▶ [The request] Pictures stay out of this copy, which runs from the first line of the material through the line containing "axis_common = dict(showline=False, tickfont=TICK_FONT)".
start
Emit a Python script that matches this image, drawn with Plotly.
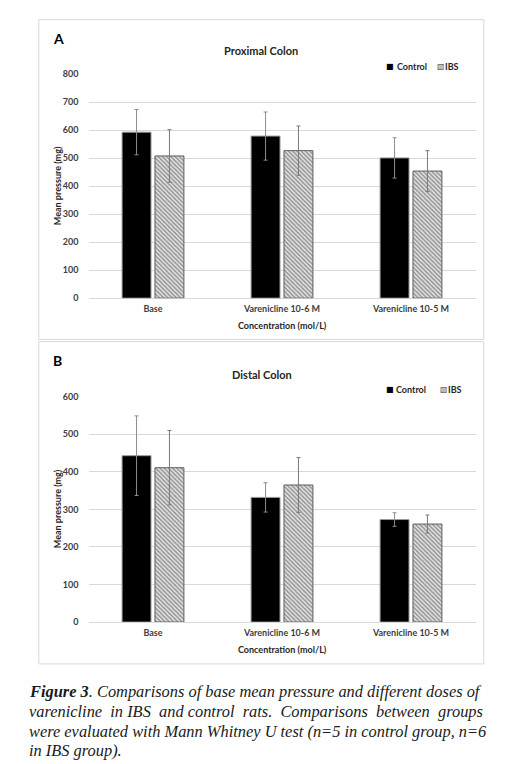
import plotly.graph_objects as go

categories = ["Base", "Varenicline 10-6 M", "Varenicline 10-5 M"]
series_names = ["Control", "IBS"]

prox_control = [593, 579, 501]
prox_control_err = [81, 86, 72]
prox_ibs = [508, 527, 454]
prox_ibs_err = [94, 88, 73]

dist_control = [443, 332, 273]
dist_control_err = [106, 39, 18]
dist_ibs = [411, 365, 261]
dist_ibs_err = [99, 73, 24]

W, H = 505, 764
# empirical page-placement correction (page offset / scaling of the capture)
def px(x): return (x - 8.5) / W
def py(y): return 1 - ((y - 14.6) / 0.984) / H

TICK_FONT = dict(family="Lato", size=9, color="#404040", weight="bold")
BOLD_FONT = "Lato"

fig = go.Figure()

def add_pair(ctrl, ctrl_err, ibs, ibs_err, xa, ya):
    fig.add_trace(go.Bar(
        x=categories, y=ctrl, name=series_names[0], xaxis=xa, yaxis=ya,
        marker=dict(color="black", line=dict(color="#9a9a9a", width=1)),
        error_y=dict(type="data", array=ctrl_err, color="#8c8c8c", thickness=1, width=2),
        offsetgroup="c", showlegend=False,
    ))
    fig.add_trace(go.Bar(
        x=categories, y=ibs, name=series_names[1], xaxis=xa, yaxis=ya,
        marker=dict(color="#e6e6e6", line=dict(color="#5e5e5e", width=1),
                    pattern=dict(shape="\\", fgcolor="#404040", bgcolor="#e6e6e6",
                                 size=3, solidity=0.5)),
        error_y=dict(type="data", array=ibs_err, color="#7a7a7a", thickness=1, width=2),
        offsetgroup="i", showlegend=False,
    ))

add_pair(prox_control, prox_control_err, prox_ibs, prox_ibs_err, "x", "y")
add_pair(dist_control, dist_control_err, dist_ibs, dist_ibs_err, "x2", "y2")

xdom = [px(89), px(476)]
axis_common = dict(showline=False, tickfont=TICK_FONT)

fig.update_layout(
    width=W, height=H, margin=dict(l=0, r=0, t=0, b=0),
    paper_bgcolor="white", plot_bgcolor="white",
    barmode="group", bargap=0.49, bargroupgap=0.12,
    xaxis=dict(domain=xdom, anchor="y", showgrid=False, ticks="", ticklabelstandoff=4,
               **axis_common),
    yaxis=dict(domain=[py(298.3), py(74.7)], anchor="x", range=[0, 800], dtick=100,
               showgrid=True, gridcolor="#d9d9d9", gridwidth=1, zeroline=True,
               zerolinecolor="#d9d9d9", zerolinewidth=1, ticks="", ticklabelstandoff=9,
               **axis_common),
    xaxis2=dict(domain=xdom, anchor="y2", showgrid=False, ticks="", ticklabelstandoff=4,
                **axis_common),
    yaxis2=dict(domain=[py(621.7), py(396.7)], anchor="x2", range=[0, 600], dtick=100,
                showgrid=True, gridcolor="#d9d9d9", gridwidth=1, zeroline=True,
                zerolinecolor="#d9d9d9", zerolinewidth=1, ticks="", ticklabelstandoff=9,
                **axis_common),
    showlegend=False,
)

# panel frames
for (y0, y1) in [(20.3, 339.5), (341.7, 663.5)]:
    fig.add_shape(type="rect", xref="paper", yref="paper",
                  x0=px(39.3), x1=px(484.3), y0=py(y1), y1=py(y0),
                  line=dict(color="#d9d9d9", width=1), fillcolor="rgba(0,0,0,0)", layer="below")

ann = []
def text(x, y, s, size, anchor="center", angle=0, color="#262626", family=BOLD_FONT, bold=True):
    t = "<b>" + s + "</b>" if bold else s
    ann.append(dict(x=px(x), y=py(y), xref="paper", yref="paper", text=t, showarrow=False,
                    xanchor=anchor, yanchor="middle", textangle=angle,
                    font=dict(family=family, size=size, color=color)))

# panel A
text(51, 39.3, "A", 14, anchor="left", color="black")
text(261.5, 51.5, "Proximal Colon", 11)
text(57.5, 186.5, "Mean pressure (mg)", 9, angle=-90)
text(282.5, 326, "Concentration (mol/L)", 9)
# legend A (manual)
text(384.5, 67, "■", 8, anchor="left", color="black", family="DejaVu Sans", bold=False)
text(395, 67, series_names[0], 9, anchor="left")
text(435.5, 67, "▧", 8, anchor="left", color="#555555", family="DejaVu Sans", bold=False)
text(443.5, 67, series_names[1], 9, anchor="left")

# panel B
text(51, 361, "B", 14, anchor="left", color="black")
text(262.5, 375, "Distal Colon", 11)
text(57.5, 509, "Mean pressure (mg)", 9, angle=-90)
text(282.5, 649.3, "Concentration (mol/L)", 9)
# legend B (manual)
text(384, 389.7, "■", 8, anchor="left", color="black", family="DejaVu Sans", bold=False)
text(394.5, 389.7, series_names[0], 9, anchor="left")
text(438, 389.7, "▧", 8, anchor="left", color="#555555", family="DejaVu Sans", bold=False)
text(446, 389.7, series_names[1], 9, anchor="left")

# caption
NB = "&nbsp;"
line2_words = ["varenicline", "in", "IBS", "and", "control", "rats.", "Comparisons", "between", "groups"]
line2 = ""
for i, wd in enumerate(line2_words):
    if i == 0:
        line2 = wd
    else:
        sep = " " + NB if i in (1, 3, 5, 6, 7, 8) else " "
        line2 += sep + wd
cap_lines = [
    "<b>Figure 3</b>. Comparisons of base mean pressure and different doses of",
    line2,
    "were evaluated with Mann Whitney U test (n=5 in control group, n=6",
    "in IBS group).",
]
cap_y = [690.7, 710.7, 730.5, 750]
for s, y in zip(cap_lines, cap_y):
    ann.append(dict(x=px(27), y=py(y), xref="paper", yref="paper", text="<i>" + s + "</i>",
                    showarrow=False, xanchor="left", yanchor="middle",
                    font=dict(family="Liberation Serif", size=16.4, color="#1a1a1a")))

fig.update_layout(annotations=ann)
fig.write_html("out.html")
end
▶ [Output for this exercise]
Emit a Python script that matches this image, drawn with Plotly.
import plotly.graph_objects as go

categories = ["Base", "Varenicline 10-6 M", "Varenicline 10-5 M"]
series_names = ["Control", "IBS"]

prox_control = [593, 579, 501]
prox_control_err = [81, 86, 72]
prox_ibs = [508, 527, 454]
prox_ibs_err = [94, 88, 73]

dist_control = [443, 332, 273]
dist_control_err = [106, 39, 18]
dist_ibs = [411, 365, 261]
dist_ibs_err = [99, 73, 24]

W, H = 505, 764
# empirical page-placement correction (page offset / scaling of the capture)
def px(x): return (x - 8.5) / W
def py(y): return 1 - ((y - 14.6) / 0.984) / H

TICK_FONT = dict(family="Lato", size=9, color="#404040", weight="bold")
BOLD_FONT = "Lato"

fig = go.Figure()

def add_pair(ctrl, ctrl_err, ibs, ibs_err, xa, ya):
    fig.add_trace(go.Bar(
        x=categories, y=ctrl, name=series_names[0], xaxis=xa, yaxis=ya,
        marker=dict(color="black", line=dict(color="#9a9a9a", width=1)),
        error_y=dict(type="data", array=ctrl_err, color="#8c8c8c", thickness=1, width=2),
        offsetgroup="c", showlegend=False,
    ))
    fig.add_trace(go.Bar(
        x=categories, y=ibs, name=series_names[1], xaxis=xa, yaxis=ya,
        marker=dict(color="#e6e6e6", line=dict(color="#5e5e5e", width=1),
                    pattern=dict(shape="\\", fgcolor="#404040", bgcolor="#e6e6e6",
                                 size=3, solidity=0.5)),
        error_y=dict(type="data", array=ibs_err, color="#7a7a7a", thickness=1, width=2),
        offsetgroup="i", showlegend=False,
    ))

add_pair(prox_control, prox_control_err, prox_ibs, prox_ibs_err, "x", "y")
add_pair(dist_control, dist_control_err, dist_ibs, dist_ibs_err, "x2", "y2")

xdom = [px(89), px(476)]
axis_common = dict(showline=False, tickfont=TICK_FONT)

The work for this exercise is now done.